__YOUR INSTRUCTIONS__
Only the lines from the start of the data to the line containing "var sans = 'Liberation Sans';", both included, should be output, exactly and without pictures.

** Start **

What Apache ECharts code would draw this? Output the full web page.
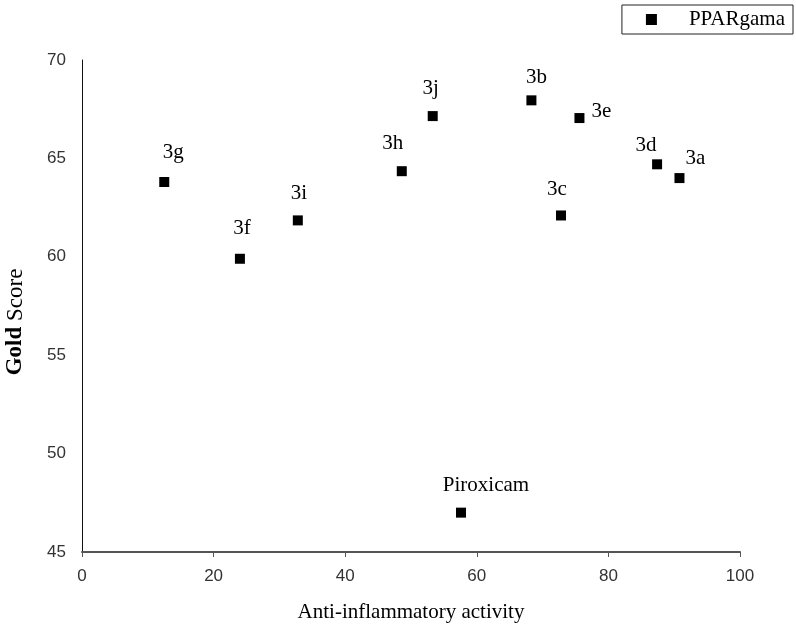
<!DOCTYPE html>
<html>
<head>
<meta charset="utf-8">
<script src="https://cdn.jsdelivr.net/npm/echarts@6/dist/echarts.min.js"></script>
<style>
  html, body { margin: 0; padding: 0; background: #fff; }
  #chart { width: 796px; height: 628px; }
</style>
</head>
<body>
<div id="chart"></div>
<script>
// compound names and values
var names = ['3g', '3f', '3i', '3h', '3j', '3b', '3e', '3c', '3d', '3a', 'Piroxicam'];
var activity = [12.5, 24.0, 32.8, 48.6, 53.3, 68.3, 75.6, 72.8, 87.4, 90.8, 57.6];
var goldScore = [63.8, 59.9, 61.85, 64.35, 67.15, 67.95, 67.05, 62.1, 64.7, 64.0, 47.0];
var xTicks = [0, 20, 40, 60, 80, 100];
var yTicks = [45, 50, 55, 60, 65, 70];

// where each label sits next to its point
var labelOffsets = {
  '3g': [9, 0], '3f': [2, -1], '3i': [1, 3], '3h': [-9, 2], '3j': [-2, 2],
  '3b': [5, 7], '3c': [-4, 4], '3d': [-11, 11], '3a': [16, 10], '3e': [22, 23],
  'Piroxicam': [25, 2]
};

var points = names.map(function (n, i) {
  return {
    name: n,
    value: [activity[i], goldScore[i]],
    label: { offset: labelOffsets[n] }
  };
});

var serif = 'Liberation Serif';
var sans = 'Liberation Sans';

var chart = echarts.init(document.getElementById('chart'));
chart.setOption({
  animation: false,
  legend: {
    right: 3, top: 5,
    itemWidth: 11, itemHeight: 11,
    padding: [4, 8, 4, 24],
    borderColor: '#222', borderWidth: 1,
    textStyle: { fontFamily: serif, fontSize: 21, color: '#000', padding: [0, 0, 0, 27] },
    data: [{ name: 'PPARgama', icon: 'rect', itemStyle: { color: '#000', opacity: 1 } }]
  },
  grid: { left: 82, right: 56, top: 60, bottom: 76, outerBoundsMode: 'none', containLabel: false },
  xAxis: {
    type: 'value', min: xTicks[0], max: xTicks[xTicks.length - 1], interval: 20,
    name: 'Anti-inflammatory activity', nameLocation: 'middle', nameGap: 50,
    nameTextStyle: { fontFamily: serif, fontSize: 21, color: '#000' },
    axisLine: { lineStyle: { color: '#555', width: 2 } },
    axisTick: { show: true, length: 5, lineStyle: { color: '#555', width: 1 } },
    axisLabel: { fontFamily: sans, fontSize: 17, color: '#333', margin: 16 },
    splitLine: { show: false }
  },
  yAxis: {
    type: 'value', min: yTicks[0], max: yTicks[yTicks.length - 1], interval: 5,
    name: '{b|Gold} Score', nameLocation: 'middle', nameGap: 55,
    nameTextStyle: {
      fontFamily: serif, fontSize: 23, color: '#000', padding: [0, 32, 0, 0],
      rich: { b: { fontFamily: serif, fontSize: 23, fontWeight: 'bold', color: '#000' } }
    },
    axisLine: { show: true, lineStyle: { color: '#111', width: 1 } },
    axisTick: { show: false },
    axisLabel: { fontFamily: sans, fontSize: 17, color: '#333', margin: 16 },
    splitLine: { show: false }
  },
  series: [{
    name: 'PPARgama',
    type: 'scatter',
    symbol: 'rect',
    symbolSize: 10,
    itemStyle: { color: '#000', opacity: 1 },
    label: {
      show: true, position: 'top', distance: 14,
      formatter: '{b}',
      fontFamily: serif, fontSize: 21, color: '#000'
    },
    data: points
  }]
});
</script>
</body>
</html>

** End **

__ANSWER TO THE TASK__
What Apache ECharts code would draw this? Output the full web page.
<!DOCTYPE html>
<html>
<head>
<meta charset="utf-8">
<script src="https://cdn.jsdelivr.net/npm/echarts@6/dist/echarts.min.js"></script>
<style>
  html, body { margin: 0; padding: 0; background: #fff; }
  #chart { width: 796px; height: 628px; }
</style>
</head>
<body>
<div id="chart"></div>
<script>
// compound names and values
var names = ['3g', '3f', '3i', '3h', '3j', '3b', '3e', '3c', '3d', '3a', 'Piroxicam'];
var activity = [12.5, 24.0, 32.8, 48.6, 53.3, 68.3, 75.6, 72.8, 87.4, 90.8, 57.6];
var goldScore = [63.8, 59.9, 61.85, 64.35, 67.15, 67.95, 67.05, 62.1, 64.7, 64.0, 47.0];
var xTicks = [0, 20, 40, 60, 80, 100];
var yTicks = [45, 50, 55, 60, 65, 70];

// where each label sits next to its point
var labelOffsets = {
  '3g': [9, 0], '3f': [2, -1], '3i': [1, 3], '3h': [-9, 2], '3j': [-2, 2],
  '3b': [5, 7], '3c': [-4, 4], '3d': [-11, 11], '3a': [16, 10], '3e': [22, 23],
  'Piroxicam': [25, 2]
};

var points = names.map(function (n, i) {
  return {
    name: n,
    value: [activity[i], goldScore[i]],
    label: { offset: labelOffsets[n] }
  };
});

var serif = 'Liberation Serif';
var sans = 'Liberation Sans';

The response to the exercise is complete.